Formal reasoning, exemplified by systems like Lean, shows how far we can push the ability to prove that a program meets its goals — that certain properties always hold and certain errors can never occur.
Fact-based modeling, such as Object-Role Modeling (ORM2), provides a way to describe a business problem in terms of relationships and constraints that are easy to understand and validate — structure, not algorithms.
Explicit state changes, as explored in languages like Koka, demonstrate how the ways a system can change — what traditional developers might call transactions — can be made visible, composable, and tractable.
Each of these traditions is powerful in its own right.
But they largely exist in isolation: reasoning is separated from execution, modeling is separated from behavior, effects are separated from domain constraints.
A Missing Layer
What is still missing is a way to bring these perspectives together into a single system.
A system where:
- Facts describe the structure of a business problem
- Constraints express what must always be true
- Transitions describe how the system can evolve
And where all of these can be executed, analyzed, and verified together.
This is the space Spine explores.
What Is Spine?
Spine is a programming language for modeling and constructing systems where correctness is not an afterthought.
It is built around a simple idea:
Programs should describe not only what happens, but what must always be true as a system evolves.
To support this, Spine brings together:
- Fact-based modeling, inspired by Object-Role Modeling — represent the possible states of the world, then talk about transitions
- Formal reasoning, in the spirit of Lean — prove that the program meets its goals
- Explicit state changes, following ideas explored in Koka — make every system transition visible and constrained
But it does not aim to replace these systems.

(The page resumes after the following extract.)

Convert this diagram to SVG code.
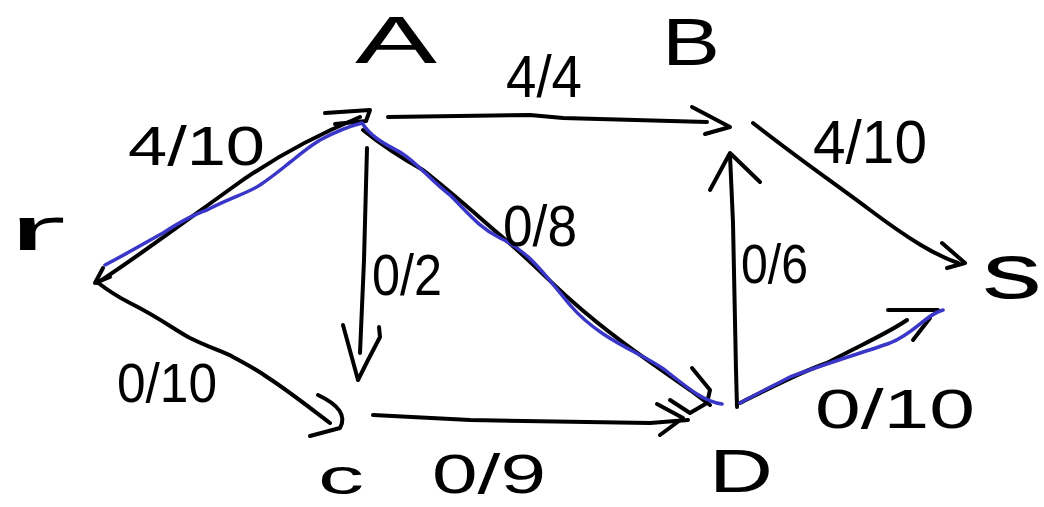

Instead, it explores what happens when their ideas are combined, extended, and made executable.
From Description to Execution
In many systems today, there is a sharp boundary between modeling a problem, implementing behavior, and verifying correctness.
Spine attempts to blur this boundary.
A model is not just documentation. A rule is not just a comment. A constraint is not just an assumption.
They are all part of the program.
And because they are part of the program, they can be executed, checked, composed, and verified.
A Different Perspective on State Changes
In most programming languages, state changes answer the question: "What does this function do?"
In Spine, the question shifts slightly: "What kinds of changes are possible in this system?"
State changes are not just annotations on functions — they are part of how system behavior is described and constrained.
A Note on Scope
Spine is an ongoing exploration.
It draws from established ideas, but it does not claim to replace them. It is not a theorem prover, though it borrows from that world. It is not a modeling methodology, though it builds on one. It is not just an effect system, though effects play a central role.
Instead, it sits at their intersection.
Looking Ahead
In the coming posts, we will explore:
- How facts can become first-class elements of a program
- How effects interact with system constraints
- How logic and execution can coexist
- How real-world dimensions like time and uncertainty can be modeled directly
- How programs can be compiled through a pipeline that includes formal verification
The goal is not just to introduce a language, but to explore a different way of thinking about programs.
Not just as instructions for machines, but as structured descriptions of systems that must remain coherent over time.